> STATED PROBLEM:
Starting with the first line and ending with the line that holds "const SIDE = ['#4F1A35', '#8C8C70', '#330033', '#8E4242'];", repeat the material exactly.

> DATA SECTION:
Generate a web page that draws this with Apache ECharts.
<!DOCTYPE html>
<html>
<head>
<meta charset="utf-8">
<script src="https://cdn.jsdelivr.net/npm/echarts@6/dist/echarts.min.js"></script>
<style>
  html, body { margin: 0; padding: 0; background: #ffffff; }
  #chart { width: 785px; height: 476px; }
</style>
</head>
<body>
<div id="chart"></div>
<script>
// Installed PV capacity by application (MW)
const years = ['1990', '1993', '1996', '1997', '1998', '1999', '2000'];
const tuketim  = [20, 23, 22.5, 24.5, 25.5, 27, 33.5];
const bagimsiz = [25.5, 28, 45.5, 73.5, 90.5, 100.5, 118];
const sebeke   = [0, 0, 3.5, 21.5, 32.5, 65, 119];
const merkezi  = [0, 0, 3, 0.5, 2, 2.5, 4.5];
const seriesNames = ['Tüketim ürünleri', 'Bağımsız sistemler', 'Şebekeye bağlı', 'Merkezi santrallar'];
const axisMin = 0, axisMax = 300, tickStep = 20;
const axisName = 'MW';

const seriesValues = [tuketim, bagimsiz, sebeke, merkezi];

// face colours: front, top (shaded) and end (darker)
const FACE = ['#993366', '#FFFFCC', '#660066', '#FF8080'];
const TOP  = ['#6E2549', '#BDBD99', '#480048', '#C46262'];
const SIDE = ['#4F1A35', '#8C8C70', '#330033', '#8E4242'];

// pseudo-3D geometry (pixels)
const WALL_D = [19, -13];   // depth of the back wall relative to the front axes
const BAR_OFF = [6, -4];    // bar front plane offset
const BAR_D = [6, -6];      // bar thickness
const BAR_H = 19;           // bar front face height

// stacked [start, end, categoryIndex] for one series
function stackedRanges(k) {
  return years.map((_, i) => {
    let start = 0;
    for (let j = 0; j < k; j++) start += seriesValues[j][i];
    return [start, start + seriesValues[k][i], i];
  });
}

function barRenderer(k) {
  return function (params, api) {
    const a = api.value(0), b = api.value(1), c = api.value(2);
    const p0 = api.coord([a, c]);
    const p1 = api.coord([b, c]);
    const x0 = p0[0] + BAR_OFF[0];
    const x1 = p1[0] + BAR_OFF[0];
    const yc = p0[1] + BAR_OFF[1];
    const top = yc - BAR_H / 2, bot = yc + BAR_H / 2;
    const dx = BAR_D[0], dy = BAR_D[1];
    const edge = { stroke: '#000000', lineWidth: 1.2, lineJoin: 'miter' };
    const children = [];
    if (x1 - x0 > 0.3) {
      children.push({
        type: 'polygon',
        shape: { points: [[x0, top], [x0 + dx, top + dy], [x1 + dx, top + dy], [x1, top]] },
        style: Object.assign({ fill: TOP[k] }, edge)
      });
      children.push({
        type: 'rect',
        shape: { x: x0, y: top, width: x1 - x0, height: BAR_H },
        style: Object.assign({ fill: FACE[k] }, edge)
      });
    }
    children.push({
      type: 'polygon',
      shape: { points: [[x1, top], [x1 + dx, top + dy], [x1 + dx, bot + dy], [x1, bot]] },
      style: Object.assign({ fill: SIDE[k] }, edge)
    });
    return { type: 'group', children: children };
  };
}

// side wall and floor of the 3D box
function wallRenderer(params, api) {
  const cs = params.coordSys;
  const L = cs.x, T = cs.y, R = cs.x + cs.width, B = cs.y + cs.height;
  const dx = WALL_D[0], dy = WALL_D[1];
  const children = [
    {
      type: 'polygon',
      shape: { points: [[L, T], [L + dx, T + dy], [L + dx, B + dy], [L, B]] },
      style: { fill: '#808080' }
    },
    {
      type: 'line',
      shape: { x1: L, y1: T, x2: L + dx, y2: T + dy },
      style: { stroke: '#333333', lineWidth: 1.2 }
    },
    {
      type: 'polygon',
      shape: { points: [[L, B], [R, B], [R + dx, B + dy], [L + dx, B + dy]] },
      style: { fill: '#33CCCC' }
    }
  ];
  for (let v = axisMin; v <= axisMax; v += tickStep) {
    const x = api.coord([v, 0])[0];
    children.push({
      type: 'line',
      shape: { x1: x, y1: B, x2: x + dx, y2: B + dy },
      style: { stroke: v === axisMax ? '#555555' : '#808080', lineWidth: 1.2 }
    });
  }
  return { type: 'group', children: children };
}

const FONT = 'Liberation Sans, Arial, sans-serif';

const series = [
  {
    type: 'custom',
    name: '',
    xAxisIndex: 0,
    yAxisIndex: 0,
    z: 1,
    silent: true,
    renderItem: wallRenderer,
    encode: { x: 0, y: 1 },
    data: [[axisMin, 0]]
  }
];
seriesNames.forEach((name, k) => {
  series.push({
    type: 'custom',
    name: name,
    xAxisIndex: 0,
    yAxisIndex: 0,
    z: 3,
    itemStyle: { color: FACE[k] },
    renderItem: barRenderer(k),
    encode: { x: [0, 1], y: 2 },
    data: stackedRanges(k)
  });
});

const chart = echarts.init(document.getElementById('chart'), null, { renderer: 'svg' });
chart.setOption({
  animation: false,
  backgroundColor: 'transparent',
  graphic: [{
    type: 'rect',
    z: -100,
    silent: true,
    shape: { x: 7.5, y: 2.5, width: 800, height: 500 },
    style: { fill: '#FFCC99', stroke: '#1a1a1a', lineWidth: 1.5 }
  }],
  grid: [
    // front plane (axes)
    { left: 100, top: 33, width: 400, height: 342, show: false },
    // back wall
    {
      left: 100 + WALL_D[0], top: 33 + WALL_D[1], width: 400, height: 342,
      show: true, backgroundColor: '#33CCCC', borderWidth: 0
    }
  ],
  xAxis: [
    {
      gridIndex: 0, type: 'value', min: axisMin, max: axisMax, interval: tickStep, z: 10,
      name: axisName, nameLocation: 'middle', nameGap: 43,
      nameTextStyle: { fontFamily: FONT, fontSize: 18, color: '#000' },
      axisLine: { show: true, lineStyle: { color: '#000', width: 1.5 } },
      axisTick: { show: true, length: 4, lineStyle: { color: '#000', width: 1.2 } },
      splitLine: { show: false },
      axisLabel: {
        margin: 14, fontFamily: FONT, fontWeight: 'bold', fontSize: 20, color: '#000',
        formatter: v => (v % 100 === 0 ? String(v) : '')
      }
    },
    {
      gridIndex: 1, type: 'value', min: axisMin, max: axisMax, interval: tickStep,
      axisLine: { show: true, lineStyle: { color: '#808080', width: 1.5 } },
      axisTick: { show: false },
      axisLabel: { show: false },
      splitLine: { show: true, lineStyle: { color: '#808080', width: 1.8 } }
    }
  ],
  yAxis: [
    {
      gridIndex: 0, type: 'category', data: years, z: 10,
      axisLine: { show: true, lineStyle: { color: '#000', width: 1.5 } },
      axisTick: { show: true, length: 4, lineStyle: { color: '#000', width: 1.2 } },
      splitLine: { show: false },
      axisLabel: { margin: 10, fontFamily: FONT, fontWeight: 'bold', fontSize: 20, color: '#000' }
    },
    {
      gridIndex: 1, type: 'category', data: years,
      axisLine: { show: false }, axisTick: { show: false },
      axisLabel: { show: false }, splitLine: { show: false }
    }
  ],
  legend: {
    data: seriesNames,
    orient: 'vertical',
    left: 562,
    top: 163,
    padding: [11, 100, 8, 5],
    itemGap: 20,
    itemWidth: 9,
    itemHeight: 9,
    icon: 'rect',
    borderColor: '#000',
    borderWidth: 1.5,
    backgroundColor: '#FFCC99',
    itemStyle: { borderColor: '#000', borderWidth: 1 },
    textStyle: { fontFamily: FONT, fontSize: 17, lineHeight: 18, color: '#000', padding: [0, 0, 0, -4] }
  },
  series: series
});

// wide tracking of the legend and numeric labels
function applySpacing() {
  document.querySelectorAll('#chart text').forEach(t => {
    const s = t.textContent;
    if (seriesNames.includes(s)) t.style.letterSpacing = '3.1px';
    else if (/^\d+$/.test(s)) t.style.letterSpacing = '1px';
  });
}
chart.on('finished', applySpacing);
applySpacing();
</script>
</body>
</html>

> THE SOLUTION:
Generate a web page that draws this with Apache ECharts.
<!DOCTYPE html>
<html>
<head>
<meta charset="utf-8">
<script src="https://cdn.jsdelivr.net/npm/echarts@6/dist/echarts.min.js"></script>
<style>
  html, body { margin: 0; padding: 0; background: #ffffff; }
  #chart { width: 785px; height: 476px; }
</style>
</head>
<body>
<div id="chart"></div>
<script>
// Installed PV capacity by application (MW)
const years = ['1990', '1993', '1996', '1997', '1998', '1999', '2000'];
const tuketim  = [20, 23, 22.5, 24.5, 25.5, 27, 33.5];
const bagimsiz = [25.5, 28, 45.5, 73.5, 90.5, 100.5, 118];
const sebeke   = [0, 0, 3.5, 21.5, 32.5, 65, 119];
const merkezi  = [0, 0, 3, 0.5, 2, 2.5, 4.5];
const seriesNames = ['Tüketim ürünleri', 'Bağımsız sistemler', 'Şebekeye bağlı', 'Merkezi santrallar'];
const axisMin = 0, axisMax = 300, tickStep = 20;
const axisName = 'MW';

const seriesValues = [tuketim, bagimsiz, sebeke, merkezi];

// face colours: front, top (shaded) and end (darker)
const FACE = ['#993366', '#FFFFCC', '#660066', '#FF8080'];
const TOP  = ['#6E2549', '#BDBD99', '#480048', '#C46262'];
const SIDE = ['#4F1A35', '#8C8C70', '#330033', '#8E4242'];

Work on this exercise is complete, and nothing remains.